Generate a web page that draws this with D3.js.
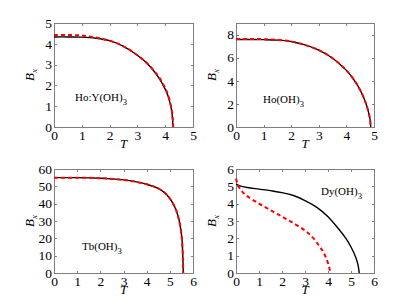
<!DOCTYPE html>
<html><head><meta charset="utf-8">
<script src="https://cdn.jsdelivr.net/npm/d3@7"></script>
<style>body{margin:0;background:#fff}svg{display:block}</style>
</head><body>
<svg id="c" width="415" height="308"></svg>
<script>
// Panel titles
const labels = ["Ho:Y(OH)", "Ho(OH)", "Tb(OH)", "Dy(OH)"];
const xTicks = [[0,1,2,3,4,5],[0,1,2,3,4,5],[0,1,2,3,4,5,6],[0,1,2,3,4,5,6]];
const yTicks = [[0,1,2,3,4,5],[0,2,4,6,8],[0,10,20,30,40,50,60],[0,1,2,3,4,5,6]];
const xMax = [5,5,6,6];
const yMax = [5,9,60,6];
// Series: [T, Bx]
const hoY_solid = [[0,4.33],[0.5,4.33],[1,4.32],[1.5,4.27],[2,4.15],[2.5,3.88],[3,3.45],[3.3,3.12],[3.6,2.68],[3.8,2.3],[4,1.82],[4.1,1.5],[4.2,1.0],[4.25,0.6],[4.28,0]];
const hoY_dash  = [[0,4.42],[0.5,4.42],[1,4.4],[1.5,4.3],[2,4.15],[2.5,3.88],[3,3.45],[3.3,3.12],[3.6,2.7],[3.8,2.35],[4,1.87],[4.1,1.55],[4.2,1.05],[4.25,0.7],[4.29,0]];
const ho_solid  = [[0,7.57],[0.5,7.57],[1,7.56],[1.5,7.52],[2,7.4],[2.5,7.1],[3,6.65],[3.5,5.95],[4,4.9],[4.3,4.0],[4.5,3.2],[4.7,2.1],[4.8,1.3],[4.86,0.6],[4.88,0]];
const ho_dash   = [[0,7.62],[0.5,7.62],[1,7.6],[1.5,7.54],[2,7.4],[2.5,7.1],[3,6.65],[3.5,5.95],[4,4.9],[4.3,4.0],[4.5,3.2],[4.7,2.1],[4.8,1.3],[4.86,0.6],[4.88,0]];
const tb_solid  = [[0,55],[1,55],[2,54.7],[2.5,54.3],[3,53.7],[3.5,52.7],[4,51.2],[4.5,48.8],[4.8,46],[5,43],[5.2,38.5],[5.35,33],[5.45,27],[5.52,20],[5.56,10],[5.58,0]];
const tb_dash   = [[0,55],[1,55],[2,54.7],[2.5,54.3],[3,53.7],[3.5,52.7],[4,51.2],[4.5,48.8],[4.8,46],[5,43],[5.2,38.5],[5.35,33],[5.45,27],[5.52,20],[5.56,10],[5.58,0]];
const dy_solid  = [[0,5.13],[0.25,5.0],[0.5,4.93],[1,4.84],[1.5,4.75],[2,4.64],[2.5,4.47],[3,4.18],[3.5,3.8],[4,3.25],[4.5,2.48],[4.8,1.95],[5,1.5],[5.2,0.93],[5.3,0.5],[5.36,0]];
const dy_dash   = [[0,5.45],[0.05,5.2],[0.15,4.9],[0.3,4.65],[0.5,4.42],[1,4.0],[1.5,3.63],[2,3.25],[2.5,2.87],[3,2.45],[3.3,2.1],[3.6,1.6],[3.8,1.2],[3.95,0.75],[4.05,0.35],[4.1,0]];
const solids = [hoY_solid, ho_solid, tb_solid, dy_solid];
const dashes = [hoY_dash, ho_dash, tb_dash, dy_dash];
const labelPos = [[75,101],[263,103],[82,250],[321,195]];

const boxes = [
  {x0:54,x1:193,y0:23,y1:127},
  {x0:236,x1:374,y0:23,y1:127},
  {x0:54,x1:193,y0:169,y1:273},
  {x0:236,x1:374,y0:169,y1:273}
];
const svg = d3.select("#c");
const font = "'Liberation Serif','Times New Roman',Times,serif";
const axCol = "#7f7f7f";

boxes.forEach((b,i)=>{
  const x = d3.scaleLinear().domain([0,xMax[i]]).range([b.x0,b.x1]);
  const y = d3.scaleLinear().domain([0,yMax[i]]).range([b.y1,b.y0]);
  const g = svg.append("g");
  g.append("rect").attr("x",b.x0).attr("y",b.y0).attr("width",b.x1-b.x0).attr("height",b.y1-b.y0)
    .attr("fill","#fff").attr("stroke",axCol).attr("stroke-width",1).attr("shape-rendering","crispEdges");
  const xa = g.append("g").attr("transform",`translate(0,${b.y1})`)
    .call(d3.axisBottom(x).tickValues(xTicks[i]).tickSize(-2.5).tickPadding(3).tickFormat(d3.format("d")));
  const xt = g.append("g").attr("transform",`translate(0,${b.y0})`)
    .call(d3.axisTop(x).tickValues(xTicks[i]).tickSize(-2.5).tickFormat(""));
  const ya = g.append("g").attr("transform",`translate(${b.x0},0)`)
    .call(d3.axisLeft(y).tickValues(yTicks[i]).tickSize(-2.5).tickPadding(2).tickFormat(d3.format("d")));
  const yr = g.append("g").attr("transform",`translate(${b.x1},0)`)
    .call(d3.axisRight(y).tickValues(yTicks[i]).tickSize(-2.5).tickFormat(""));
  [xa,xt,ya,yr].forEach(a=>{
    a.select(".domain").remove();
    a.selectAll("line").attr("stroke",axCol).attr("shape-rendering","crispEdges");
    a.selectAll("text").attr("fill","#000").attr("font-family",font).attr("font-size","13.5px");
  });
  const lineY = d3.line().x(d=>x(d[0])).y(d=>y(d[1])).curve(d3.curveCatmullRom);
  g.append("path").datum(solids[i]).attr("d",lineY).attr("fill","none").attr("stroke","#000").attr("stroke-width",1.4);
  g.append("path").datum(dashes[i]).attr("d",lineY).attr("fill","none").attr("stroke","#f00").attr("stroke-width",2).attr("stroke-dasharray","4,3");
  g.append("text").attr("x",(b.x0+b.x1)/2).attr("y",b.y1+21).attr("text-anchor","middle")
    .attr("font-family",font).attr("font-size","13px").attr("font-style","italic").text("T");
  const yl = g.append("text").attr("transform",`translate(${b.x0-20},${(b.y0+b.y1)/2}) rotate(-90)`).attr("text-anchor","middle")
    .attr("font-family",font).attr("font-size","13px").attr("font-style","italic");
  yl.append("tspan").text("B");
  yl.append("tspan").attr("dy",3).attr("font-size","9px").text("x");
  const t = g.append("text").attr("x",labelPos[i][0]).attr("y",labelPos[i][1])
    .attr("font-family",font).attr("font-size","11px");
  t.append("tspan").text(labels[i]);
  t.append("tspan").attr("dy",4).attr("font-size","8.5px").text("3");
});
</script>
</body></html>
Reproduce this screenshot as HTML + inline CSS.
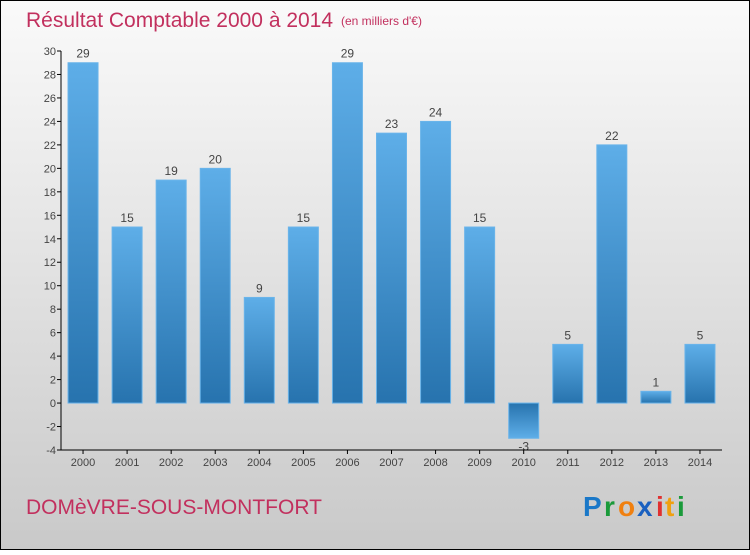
== == ==
What the exercise asks: Reproduce the whole listing above word for word, but not its pictures.

Task solution:
Generate a web page that draws this with D3.js.
<!DOCTYPE html>
<html><head><meta charset="utf-8">
<script src="https://cdn.jsdelivr.net/npm/d3@7"></script>
<style>body{margin:0;background:#fff}svg{display:block}</style>
</head><body>
<svg id="c" width="415" height="308"></svg>
<script>
// Panel titles
const labels = ["Ho:Y(OH)", "Ho(OH)", "Tb(OH)", "Dy(OH)"];
const xTicks = [[0,1,2,3,4,5],[0,1,2,3,4,5],[0,1,2,3,4,5,6],[0,1,2,3,4,5,6]];
const yTicks = [[0,1,2,3,4,5],[0,2,4,6,8],[0,10,20,30,40,50,60],[0,1,2,3,4,5,6]];
const xMax = [5,5,6,6];
const yMax = [5,9,60,6];
// Series: [T, Bx]
const hoY_solid = [[0,4.33],[0.5,4.33],[1,4.32],[1.5,4.27],[2,4.15],[2.5,3.88],[3,3.45],[3.3,3.12],[3.6,2.68],[3.8,2.3],[4,1.82],[4.1,1.5],[4.2,1.0],[4.25,0.6],[4.28,0]];
const hoY_dash  = [[0,4.42],[0.5,4.42],[1,4.4],[1.5,4.3],[2,4.15],[2.5,3.88],[3,3.45],[3.3,3.12],[3.6,2.7],[3.8,2.35],[4,1.87],[4.1,1.55],[4.2,1.05],[4.25,0.7],[4.29,0]];
const ho_solid  = [[0,7.57],[0.5,7.57],[1,7.56],[1.5,7.52],[2,7.4],[2.5,7.1],[3,6.65],[3.5,5.95],[4,4.9],[4.3,4.0],[4.5,3.2],[4.7,2.1],[4.8,1.3],[4.86,0.6],[4.88,0]];
const ho_dash   = [[0,7.62],[0.5,7.62],[1,7.6],[1.5,7.54],[2,7.4],[2.5,7.1],[3,6.65],[3.5,5.95],[4,4.9],[4.3,4.0],[4.5,3.2],[4.7,2.1],[4.8,1.3],[4.86,0.6],[4.88,0]];
const tb_solid  = [[0,55],[1,55],[2,54.7],[2.5,54.3],[3,53.7],[3.5,52.7],[4,51.2],[4.5,48.8],[4.8,46],[5,43],[5.2,38.5],[5.35,33],[5.45,27],[5.52,20],[5.56,10],[5.58,0]];
const tb_dash   = [[0,55],[1,55],[2,54.7],[2.5,54.3],[3,53.7],[3.5,52.7],[4,51.2],[4.5,48.8],[4.8,46],[5,43],[5.2,38.5],[5.35,33],[5.45,27],[5.52,20],[5.56,10],[5.58,0]];
const dy_solid  = [[0,5.13],[0.25,5.0],[0.5,4.93],[1,4.84],[1.5,4.75],[2,4.64],[2.5,4.47],[3,4.18],[3.5,3.8],[4,3.25],[4.5,2.48],[4.8,1.95],[5,1.5],[5.2,0.93],[5.3,0.5],[5.36,0]];
const dy_dash   = [[0,5.45],[0.05,5.2],[0.15,4.9],[0.3,4.65],[0.5,4.42],[1,4.0],[1.5,3.63],[2,3.25],[2.5,2.87],[3,2.45],[3.3,2.1],[3.6,1.6],[3.8,1.2],[3.95,0.75],[4.05,0.35],[4.1,0]];
const solids = [hoY_solid, ho_solid, tb_solid, dy_solid];
const dashes = [hoY_dash, ho_dash, tb_dash, dy_dash];
const labelPos = [[75,101],[263,103],[82,250],[321,195]];

const boxes = [
  {x0:54,x1:193,y0:23,y1:127},
  {x0:236,x1:374,y0:23,y1:127},
  {x0:54,x1:193,y0:169,y1:273},
  {x0:236,x1:374,y0:169,y1:273}
];
const svg = d3.select("#c");
const font = "'Liberation Serif','Times New Roman',Times,serif";
const axCol = "#7f7f7f";

boxes.forEach((b,i)=>{
  const x = d3.scaleLinear().domain([0,xMax[i]]).range([b.x0,b.x1]);
  const y = d3.scaleLinear().domain([0,yMax[i]]).range([b.y1,b.y0]);
  const g = svg.append("g");
  g.append("rect").attr("x",b.x0).attr("y",b.y0).attr("width",b.x1-b.x0).attr("height",b.y1-b.y0)
    .attr("fill","#fff").attr("stroke",axCol).attr("stroke-width",1).attr("shape-rendering","crispEdges");
  const xa = g.append("g").attr("transform",`translate(0,${b.y1})`)
    .call(d3.axisBottom(x).tickValues(xTicks[i]).tickSize(-2.5).tickPadding(3).tickFormat(d3.format("d")));
  const xt = g.append("g").attr("transform",`translate(0,${b.y0})`)
    .call(d3.axisTop(x).tickValues(xTicks[i]).tickSize(-2.5).tickFormat(""));
  const ya = g.append("g").attr("transform",`translate(${b.x0},0)`)
    .call(d3.axisLeft(y).tickValues(yTicks[i]).tickSize(-2.5).tickPadding(2).tickFormat(d3.format("d")));
  const yr = g.append("g").attr("transform",`translate(${b.x1},0)`)
    .call(d3.axisRight(y).tickValues(yTicks[i]).tickSize(-2.5).tickFormat(""));
  [xa,xt,ya,yr].forEach(a=>{
    a.select(".domain").remove();
    a.selectAll("line").attr("stroke",axCol).attr("shape-rendering","crispEdges");
    a.selectAll("text").attr("fill","#000").attr("font-family",font).attr("font-size","13.5px");
  });
  const lineY = d3.line().x(d=>x(d[0])).y(d=>y(d[1])).curve(d3.curveCatmullRom);
  g.append("path").datum(solids[i]).attr("d",lineY).attr("fill","none").attr("stroke","#000").attr("stroke-width",1.4);
  g.append("path").datum(dashes[i]).attr("d",lineY).attr("fill","none").attr("stroke","#f00").attr("stroke-width",2).attr("stroke-dasharray","4,3");
  g.append("text").attr("x",(b.x0+b.x1)/2).attr("y",b.y1+21).attr("text-anchor","middle")
    .attr("font-family",font).attr("font-size","13px").attr("font-style","italic").text("T");
  const yl = g.append("text").attr("transform",`translate(${b.x0-20},${(b.y0+b.y1)/2}) rotate(-90)`).attr("text-anchor","middle")
    .attr("font-family",font).attr("font-size","13px").attr("font-style","italic");
  yl.append("tspan").text("B");
  yl.append("tspan").attr("dy",3).attr("font-size","9px").text("x");
  const t = g.append("text").attr("x",labelPos[i][0]).attr("y",labelPos[i][1])
    .attr("font-family",font).attr("font-size","11px");
  t.append("tspan").text(labels[i]);
  t.append("tspan").attr("dy",4).attr("font-size","8.5px").text("3");
});
</script>
</body></html>
Reproduce this screenshot as HTML + inline CSS.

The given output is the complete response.